Returns the largest connected component by number of vertices. If the network is empty, an empty component is returned. If multiple components of maximum size exist, one of them is arbitrarily returned.

is_connected(undirected_network) bool#
template<static_undirected_edge EdgeT>
bool is_connected(const network<EdgeT> &net);#

Returns true if all vertices of the network are reachable from all other.

Source-destination reachability#

is_reachable(network, source, destination) bool#
template<static_edge EdgeT>
bool is_reachable(const network<EdgeT> &net, const typename EdgeT::VertexType &source, const typename EdgeT::VertexType &destination)#

Returns true if the vertex destination is reachable from the vertex source by following edges in the legal direction. This function accepts all static network types.

Shortest path length#

shortest_path_lengths_from(network, source)#
template<static_edge EdgeT>
std::unordered_map<typename EdgeT::VertexType, std::size_t, hash<typename EdgeT::VertexType>> shortest_path_lengths_from(const network<EdgeT> &net, const typename EdgeT::VertexType &vert)#

Returns a dictionary (an unordered map) mapping all vertices reachable from the source vertex to their shortest path length from the source vertex.

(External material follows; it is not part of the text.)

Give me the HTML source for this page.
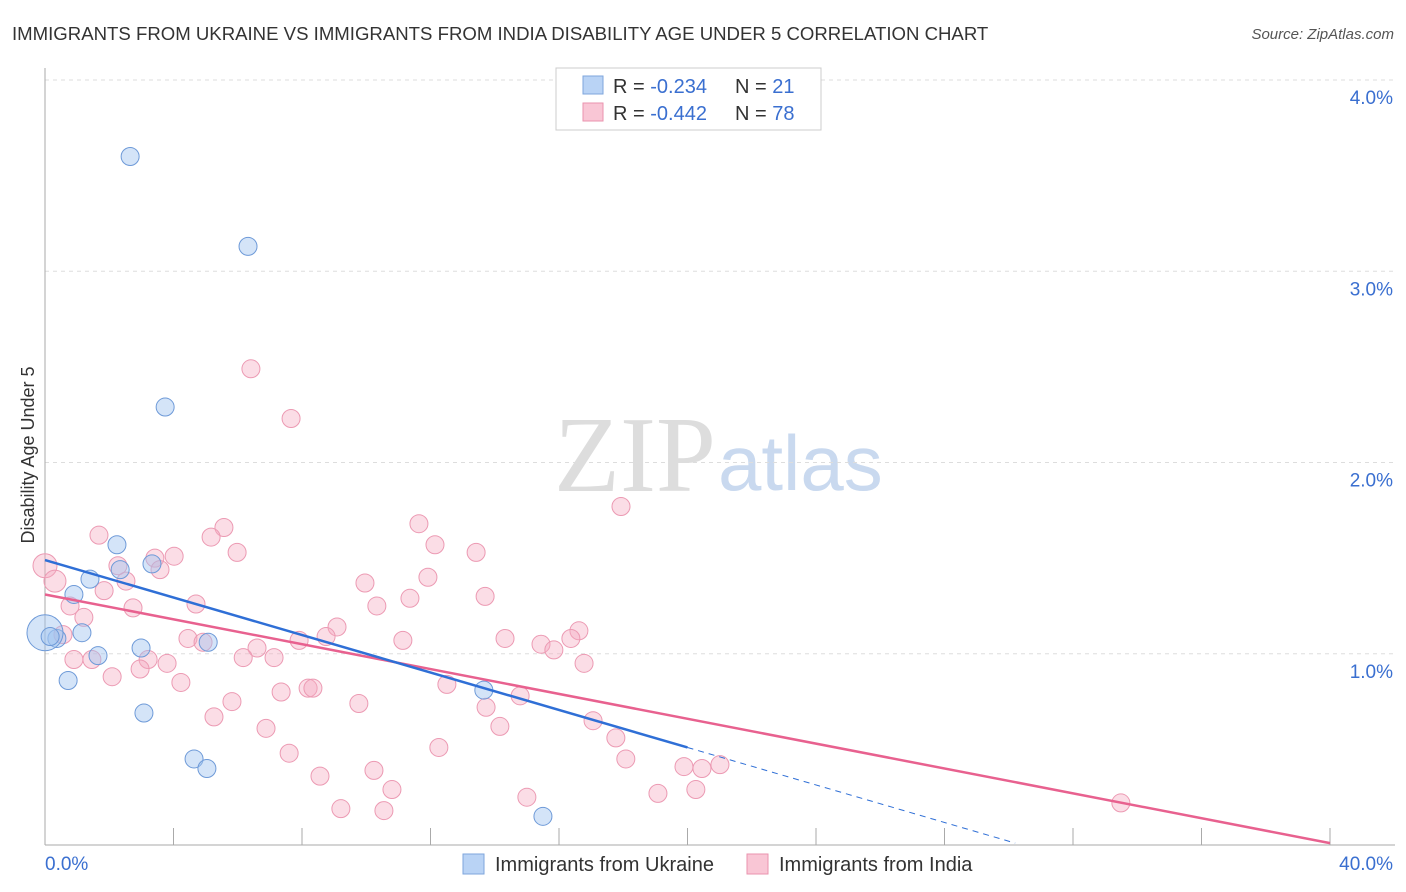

shortest_path_lengths_to(network, destination)#
template<static_edge EdgeT>
std::unordered_map<typename EdgeT::VertexType, std::size_t, hash<typename EdgeT::VertexType>> shortest_path_lengths_to(const network<EdgeT> &net, const typename EdgeT::VertexType &vert)#

Returns a dictionary (an unordered map) mapping all vertices that can reach the destination vertex to their shortest path length to the destination vertex.